[Data provided]
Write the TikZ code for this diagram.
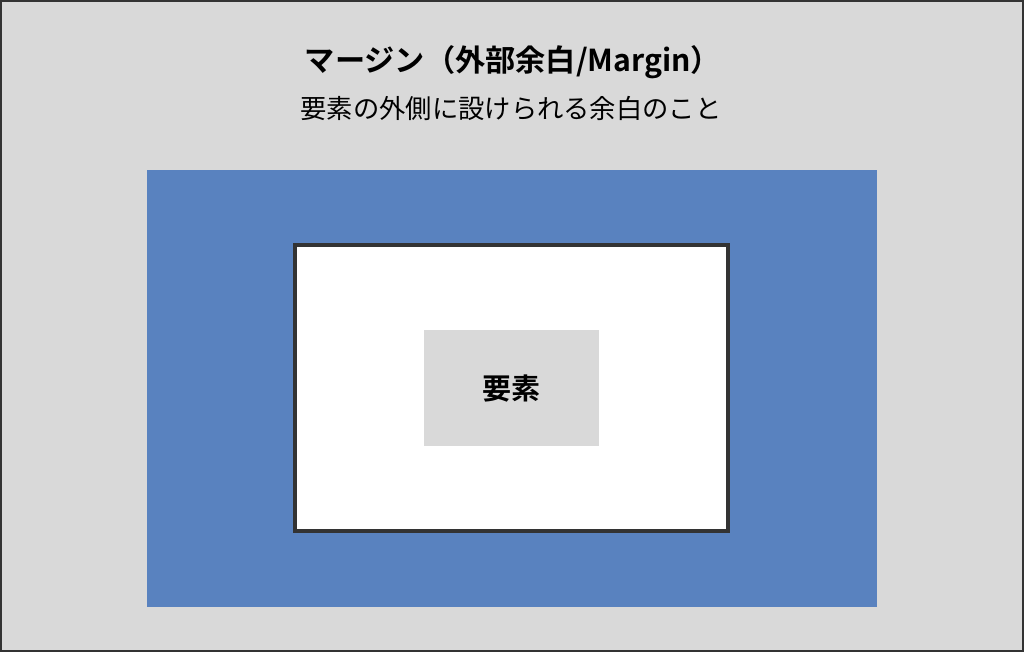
--
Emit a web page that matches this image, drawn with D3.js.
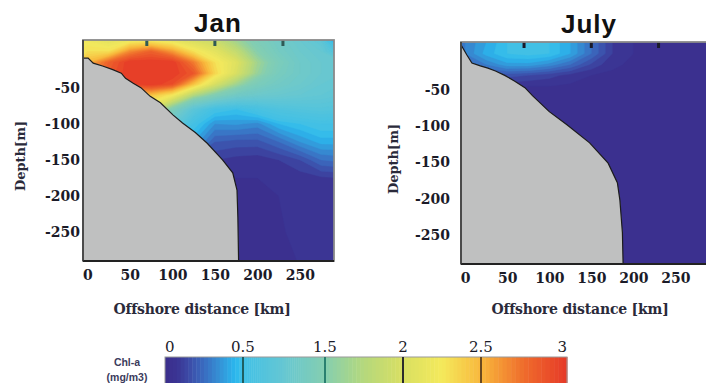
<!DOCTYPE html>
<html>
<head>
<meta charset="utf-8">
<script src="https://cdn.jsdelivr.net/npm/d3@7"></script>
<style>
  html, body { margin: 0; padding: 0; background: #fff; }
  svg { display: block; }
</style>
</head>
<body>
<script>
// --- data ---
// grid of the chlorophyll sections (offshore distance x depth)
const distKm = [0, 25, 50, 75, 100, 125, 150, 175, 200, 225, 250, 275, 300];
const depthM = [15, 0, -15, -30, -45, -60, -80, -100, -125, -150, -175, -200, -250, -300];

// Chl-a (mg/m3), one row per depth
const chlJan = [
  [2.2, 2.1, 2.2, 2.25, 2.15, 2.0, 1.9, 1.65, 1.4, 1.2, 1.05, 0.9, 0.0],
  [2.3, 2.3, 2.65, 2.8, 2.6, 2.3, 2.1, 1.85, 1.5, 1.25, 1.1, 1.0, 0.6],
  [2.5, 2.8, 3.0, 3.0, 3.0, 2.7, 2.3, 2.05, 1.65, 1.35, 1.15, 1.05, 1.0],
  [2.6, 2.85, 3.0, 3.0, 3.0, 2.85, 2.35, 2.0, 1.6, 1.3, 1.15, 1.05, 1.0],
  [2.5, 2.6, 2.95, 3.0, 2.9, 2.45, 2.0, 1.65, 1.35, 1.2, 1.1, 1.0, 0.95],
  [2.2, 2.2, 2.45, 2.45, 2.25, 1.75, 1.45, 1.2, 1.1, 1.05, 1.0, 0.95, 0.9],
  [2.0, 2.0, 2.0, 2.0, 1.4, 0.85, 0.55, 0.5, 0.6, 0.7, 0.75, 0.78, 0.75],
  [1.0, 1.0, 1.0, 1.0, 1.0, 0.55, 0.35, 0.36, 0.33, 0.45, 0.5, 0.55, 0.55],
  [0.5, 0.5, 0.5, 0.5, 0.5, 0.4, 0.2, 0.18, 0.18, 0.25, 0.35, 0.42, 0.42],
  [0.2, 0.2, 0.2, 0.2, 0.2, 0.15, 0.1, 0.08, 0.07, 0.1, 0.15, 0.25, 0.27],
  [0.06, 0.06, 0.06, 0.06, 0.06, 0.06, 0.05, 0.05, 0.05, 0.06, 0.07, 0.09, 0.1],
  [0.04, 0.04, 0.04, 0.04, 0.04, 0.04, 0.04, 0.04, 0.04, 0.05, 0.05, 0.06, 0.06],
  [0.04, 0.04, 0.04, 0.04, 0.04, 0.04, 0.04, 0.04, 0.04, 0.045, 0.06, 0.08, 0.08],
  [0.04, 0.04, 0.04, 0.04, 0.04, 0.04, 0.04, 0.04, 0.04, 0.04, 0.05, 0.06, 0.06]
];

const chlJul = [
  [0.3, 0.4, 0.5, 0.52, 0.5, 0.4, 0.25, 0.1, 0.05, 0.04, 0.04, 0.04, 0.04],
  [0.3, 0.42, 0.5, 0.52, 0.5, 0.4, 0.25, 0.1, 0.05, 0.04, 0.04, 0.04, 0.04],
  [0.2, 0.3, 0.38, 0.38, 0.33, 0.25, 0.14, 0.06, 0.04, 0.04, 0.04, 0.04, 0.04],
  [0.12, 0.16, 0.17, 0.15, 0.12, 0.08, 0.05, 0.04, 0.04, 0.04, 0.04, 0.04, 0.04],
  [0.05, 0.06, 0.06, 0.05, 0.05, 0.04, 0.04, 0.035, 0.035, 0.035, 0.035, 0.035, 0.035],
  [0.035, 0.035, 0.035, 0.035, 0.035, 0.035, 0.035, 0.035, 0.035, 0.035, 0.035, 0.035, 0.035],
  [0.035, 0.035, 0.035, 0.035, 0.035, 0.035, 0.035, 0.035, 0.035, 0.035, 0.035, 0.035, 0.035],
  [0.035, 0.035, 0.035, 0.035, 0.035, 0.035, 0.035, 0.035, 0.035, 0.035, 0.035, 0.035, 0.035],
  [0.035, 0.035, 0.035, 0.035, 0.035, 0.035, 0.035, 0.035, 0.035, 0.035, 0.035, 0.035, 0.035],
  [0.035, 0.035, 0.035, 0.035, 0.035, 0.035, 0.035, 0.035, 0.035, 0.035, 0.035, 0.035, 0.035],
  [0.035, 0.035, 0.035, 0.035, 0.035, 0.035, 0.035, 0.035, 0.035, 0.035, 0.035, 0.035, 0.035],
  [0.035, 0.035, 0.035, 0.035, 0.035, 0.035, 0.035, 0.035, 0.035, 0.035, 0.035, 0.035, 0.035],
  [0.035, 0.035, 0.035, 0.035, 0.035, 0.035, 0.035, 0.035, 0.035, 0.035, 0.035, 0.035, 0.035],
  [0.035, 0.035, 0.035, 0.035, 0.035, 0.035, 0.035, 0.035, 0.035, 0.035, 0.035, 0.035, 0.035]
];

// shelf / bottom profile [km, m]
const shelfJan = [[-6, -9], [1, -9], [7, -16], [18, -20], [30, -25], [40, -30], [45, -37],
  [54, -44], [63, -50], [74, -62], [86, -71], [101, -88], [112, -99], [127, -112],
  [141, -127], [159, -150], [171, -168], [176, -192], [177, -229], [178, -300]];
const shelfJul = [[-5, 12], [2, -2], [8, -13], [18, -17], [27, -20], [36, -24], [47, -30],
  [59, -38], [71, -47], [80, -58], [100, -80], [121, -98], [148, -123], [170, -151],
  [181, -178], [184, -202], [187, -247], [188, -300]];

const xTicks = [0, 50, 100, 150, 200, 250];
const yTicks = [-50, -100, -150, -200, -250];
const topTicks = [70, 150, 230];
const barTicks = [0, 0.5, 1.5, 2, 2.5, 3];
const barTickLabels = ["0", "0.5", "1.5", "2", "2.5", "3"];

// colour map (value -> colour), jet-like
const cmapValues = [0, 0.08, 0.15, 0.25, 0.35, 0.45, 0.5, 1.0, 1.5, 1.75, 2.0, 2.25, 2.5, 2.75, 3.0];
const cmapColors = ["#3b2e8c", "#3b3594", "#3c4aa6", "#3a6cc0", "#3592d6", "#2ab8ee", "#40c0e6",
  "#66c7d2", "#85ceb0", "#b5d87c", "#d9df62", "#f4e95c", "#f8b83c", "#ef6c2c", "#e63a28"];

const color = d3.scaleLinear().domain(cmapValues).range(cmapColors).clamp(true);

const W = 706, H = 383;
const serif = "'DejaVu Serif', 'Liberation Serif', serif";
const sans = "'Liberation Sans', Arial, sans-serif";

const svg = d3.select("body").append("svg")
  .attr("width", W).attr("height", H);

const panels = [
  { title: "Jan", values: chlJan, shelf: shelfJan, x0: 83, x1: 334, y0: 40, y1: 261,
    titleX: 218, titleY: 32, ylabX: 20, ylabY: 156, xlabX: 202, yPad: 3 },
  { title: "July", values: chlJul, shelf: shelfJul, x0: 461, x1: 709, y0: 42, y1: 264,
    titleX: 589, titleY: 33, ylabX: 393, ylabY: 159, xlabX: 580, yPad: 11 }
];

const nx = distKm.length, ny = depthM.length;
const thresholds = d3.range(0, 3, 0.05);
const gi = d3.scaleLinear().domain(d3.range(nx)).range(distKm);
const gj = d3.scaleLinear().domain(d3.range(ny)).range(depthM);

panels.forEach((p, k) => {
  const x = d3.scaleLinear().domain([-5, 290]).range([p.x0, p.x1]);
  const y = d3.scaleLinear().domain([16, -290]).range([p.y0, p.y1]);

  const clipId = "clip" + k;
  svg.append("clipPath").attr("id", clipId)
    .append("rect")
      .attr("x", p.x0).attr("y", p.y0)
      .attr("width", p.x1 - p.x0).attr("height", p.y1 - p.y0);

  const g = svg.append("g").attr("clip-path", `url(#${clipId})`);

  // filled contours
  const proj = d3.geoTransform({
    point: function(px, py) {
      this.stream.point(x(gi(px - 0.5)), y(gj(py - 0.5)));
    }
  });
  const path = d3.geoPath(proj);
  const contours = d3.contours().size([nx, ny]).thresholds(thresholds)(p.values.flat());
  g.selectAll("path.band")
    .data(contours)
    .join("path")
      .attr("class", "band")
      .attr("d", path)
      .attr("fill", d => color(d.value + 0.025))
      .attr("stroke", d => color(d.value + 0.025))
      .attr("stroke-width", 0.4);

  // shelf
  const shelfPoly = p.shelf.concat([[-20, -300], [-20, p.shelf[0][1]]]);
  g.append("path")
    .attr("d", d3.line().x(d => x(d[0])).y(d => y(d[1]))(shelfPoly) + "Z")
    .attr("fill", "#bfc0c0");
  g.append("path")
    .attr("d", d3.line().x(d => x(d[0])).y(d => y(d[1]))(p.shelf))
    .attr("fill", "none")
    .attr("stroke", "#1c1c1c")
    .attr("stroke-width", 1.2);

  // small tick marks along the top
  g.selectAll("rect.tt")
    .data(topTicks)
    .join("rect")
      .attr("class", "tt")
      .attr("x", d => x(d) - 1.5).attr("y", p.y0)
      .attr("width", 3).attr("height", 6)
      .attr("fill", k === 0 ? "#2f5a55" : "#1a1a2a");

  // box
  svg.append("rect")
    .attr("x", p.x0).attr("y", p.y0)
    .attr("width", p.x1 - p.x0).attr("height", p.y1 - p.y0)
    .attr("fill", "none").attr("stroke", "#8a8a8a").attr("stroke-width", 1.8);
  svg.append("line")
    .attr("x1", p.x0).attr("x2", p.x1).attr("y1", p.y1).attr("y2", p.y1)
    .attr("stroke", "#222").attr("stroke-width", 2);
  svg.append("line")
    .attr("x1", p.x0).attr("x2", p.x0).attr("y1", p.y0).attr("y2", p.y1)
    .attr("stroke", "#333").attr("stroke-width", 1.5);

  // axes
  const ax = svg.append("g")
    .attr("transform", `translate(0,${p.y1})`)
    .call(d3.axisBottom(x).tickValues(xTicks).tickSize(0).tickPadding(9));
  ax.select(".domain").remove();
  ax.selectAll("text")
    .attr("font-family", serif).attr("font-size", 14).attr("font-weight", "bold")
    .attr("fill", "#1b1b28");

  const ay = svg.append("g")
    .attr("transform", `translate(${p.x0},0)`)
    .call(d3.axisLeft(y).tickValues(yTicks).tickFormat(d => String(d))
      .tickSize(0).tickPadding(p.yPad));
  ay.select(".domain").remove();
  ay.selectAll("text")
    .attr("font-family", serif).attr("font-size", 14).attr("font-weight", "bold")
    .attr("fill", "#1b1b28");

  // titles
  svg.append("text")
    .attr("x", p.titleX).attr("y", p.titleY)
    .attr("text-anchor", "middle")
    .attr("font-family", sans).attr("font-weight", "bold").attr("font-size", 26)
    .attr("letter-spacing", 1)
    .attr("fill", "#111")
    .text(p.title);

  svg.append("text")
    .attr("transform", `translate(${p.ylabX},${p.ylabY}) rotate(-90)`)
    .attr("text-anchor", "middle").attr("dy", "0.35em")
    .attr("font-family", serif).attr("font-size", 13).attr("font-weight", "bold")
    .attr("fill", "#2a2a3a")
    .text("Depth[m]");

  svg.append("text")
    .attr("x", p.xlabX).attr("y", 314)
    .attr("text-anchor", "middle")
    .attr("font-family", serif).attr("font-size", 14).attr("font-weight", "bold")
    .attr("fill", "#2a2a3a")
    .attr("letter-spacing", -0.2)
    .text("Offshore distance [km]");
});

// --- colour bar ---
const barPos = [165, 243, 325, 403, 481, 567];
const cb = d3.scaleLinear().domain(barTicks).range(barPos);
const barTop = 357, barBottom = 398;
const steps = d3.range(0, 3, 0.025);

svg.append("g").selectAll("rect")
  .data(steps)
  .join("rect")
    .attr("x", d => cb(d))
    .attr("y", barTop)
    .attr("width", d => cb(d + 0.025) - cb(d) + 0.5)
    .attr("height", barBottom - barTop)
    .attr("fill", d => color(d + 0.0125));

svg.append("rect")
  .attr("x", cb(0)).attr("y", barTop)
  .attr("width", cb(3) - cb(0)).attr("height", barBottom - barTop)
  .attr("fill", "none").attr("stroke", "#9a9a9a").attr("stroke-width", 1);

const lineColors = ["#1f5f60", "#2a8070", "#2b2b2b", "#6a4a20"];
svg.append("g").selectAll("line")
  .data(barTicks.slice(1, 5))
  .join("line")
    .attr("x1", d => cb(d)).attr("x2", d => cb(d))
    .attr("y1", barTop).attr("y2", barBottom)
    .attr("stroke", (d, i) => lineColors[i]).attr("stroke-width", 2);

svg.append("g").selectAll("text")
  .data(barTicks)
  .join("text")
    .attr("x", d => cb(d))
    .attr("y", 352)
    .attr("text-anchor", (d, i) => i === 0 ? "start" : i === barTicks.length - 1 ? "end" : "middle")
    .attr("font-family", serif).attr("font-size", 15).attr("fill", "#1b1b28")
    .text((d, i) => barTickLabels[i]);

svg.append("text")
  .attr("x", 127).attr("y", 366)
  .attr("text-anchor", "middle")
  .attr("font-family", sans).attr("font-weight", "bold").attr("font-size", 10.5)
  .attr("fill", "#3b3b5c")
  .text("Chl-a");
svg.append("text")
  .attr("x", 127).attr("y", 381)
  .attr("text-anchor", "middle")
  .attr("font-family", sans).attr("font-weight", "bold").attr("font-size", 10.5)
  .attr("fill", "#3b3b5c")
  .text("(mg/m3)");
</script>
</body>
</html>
...
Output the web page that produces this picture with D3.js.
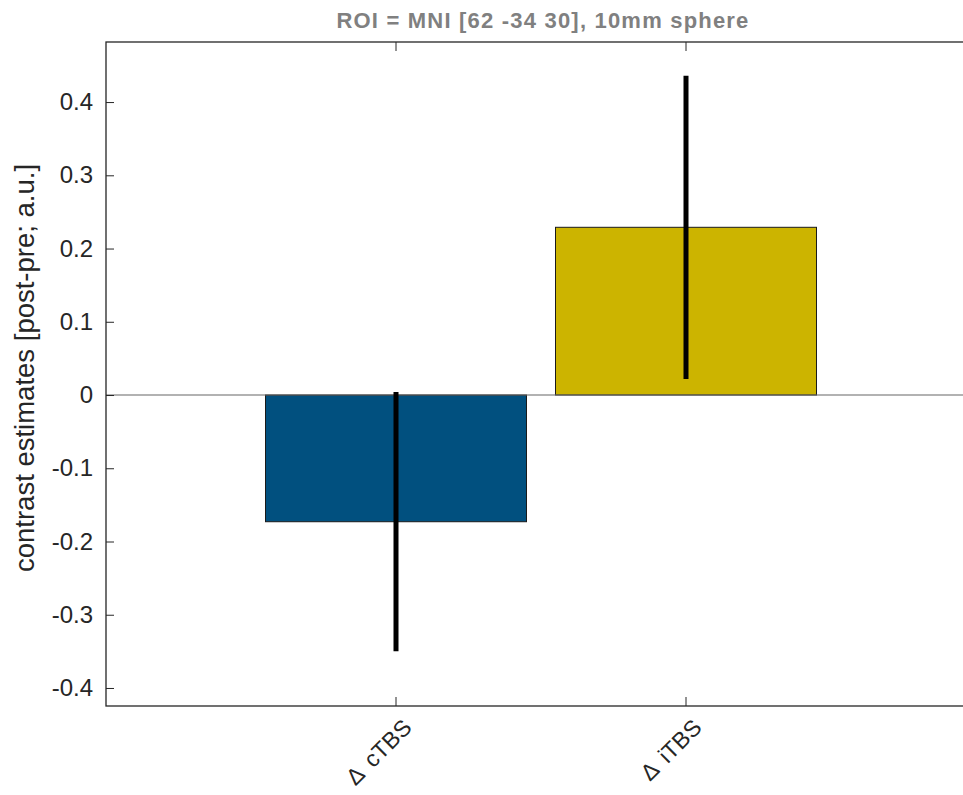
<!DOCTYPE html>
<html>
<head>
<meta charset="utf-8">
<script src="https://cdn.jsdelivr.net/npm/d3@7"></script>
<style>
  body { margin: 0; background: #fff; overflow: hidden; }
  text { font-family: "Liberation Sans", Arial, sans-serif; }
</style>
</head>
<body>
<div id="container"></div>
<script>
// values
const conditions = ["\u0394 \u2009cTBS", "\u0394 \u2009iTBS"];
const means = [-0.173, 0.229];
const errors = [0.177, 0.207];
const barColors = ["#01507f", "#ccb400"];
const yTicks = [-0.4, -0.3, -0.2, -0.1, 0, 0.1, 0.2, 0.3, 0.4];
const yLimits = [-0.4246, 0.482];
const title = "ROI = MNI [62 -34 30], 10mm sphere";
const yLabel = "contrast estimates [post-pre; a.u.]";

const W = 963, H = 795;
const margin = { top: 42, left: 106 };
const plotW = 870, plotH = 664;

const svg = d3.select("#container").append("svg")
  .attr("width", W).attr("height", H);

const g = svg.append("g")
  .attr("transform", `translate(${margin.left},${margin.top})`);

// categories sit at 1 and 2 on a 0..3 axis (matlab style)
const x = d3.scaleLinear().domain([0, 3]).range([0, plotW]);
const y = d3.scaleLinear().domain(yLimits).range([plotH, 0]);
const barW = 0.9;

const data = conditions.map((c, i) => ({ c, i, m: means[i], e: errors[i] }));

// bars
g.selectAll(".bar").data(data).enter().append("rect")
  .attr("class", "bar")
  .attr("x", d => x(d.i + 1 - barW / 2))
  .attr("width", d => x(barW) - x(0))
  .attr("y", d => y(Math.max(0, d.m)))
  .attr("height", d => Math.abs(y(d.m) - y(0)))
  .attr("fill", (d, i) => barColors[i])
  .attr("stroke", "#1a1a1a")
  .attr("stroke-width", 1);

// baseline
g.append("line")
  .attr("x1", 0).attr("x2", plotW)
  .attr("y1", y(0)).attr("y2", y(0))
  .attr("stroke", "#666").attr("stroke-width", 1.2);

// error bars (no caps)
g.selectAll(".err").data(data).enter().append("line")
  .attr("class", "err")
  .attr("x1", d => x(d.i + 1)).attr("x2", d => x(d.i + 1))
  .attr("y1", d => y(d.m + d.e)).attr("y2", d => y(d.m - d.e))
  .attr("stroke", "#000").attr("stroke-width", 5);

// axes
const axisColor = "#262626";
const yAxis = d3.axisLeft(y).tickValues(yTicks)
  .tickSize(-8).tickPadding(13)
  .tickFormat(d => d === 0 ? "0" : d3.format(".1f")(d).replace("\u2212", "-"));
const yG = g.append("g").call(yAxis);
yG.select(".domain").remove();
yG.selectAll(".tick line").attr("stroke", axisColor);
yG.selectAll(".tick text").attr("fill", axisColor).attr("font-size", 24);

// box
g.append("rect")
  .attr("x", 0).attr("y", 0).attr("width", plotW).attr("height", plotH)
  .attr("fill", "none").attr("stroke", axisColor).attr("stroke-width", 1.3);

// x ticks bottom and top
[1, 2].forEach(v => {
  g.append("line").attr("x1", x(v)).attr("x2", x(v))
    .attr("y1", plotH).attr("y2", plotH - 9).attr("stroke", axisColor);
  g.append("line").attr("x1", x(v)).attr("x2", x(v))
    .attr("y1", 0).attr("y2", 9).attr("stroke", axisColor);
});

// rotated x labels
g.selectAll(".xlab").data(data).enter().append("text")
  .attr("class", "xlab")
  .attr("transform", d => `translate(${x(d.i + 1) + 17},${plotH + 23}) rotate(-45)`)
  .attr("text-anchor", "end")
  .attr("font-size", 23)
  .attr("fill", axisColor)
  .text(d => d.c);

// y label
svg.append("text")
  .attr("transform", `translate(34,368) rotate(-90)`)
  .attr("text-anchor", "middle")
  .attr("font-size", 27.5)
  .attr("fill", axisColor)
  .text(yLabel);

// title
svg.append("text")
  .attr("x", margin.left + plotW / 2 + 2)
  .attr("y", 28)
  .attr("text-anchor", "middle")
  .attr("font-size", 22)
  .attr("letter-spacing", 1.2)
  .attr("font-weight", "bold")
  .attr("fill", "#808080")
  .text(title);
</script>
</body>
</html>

[Exercise objective] Would you restate, exactly and with no pictures, the lines of the entries above from the one containing "Output the web" through the one containing "const data = conditions.map((c, i)"?

[Written response]
Output the web page that produces this picture with D3.js.
<!DOCTYPE html>
<html>
<head>
<meta charset="utf-8">
<script src="https://cdn.jsdelivr.net/npm/d3@7"></script>
<style>
  body { margin: 0; background: #fff; overflow: hidden; }
  text { font-family: "Liberation Sans", Arial, sans-serif; }
</style>
</head>
<body>
<div id="container"></div>
<script>
// values
const conditions = ["\u0394 \u2009cTBS", "\u0394 \u2009iTBS"];
const means = [-0.173, 0.229];
const errors = [0.177, 0.207];
const barColors = ["#01507f", "#ccb400"];
const yTicks = [-0.4, -0.3, -0.2, -0.1, 0, 0.1, 0.2, 0.3, 0.4];
const yLimits = [-0.4246, 0.482];
const title = "ROI = MNI [62 -34 30], 10mm sphere";
const yLabel = "contrast estimates [post-pre; a.u.]";

const W = 963, H = 795;
const margin = { top: 42, left: 106 };
const plotW = 870, plotH = 664;

const svg = d3.select("#container").append("svg")
  .attr("width", W).attr("height", H);

const g = svg.append("g")
  .attr("transform", `translate(${margin.left},${margin.top})`);

// categories sit at 1 and 2 on a 0..3 axis (matlab style)
const x = d3.scaleLinear().domain([0, 3]).range([0, plotW]);
const y = d3.scaleLinear().domain(yLimits).range([plotH, 0]);
const barW = 0.9;

const data = conditions.map((c, i) => ({ c, i, m: means[i], e: errors[i] }));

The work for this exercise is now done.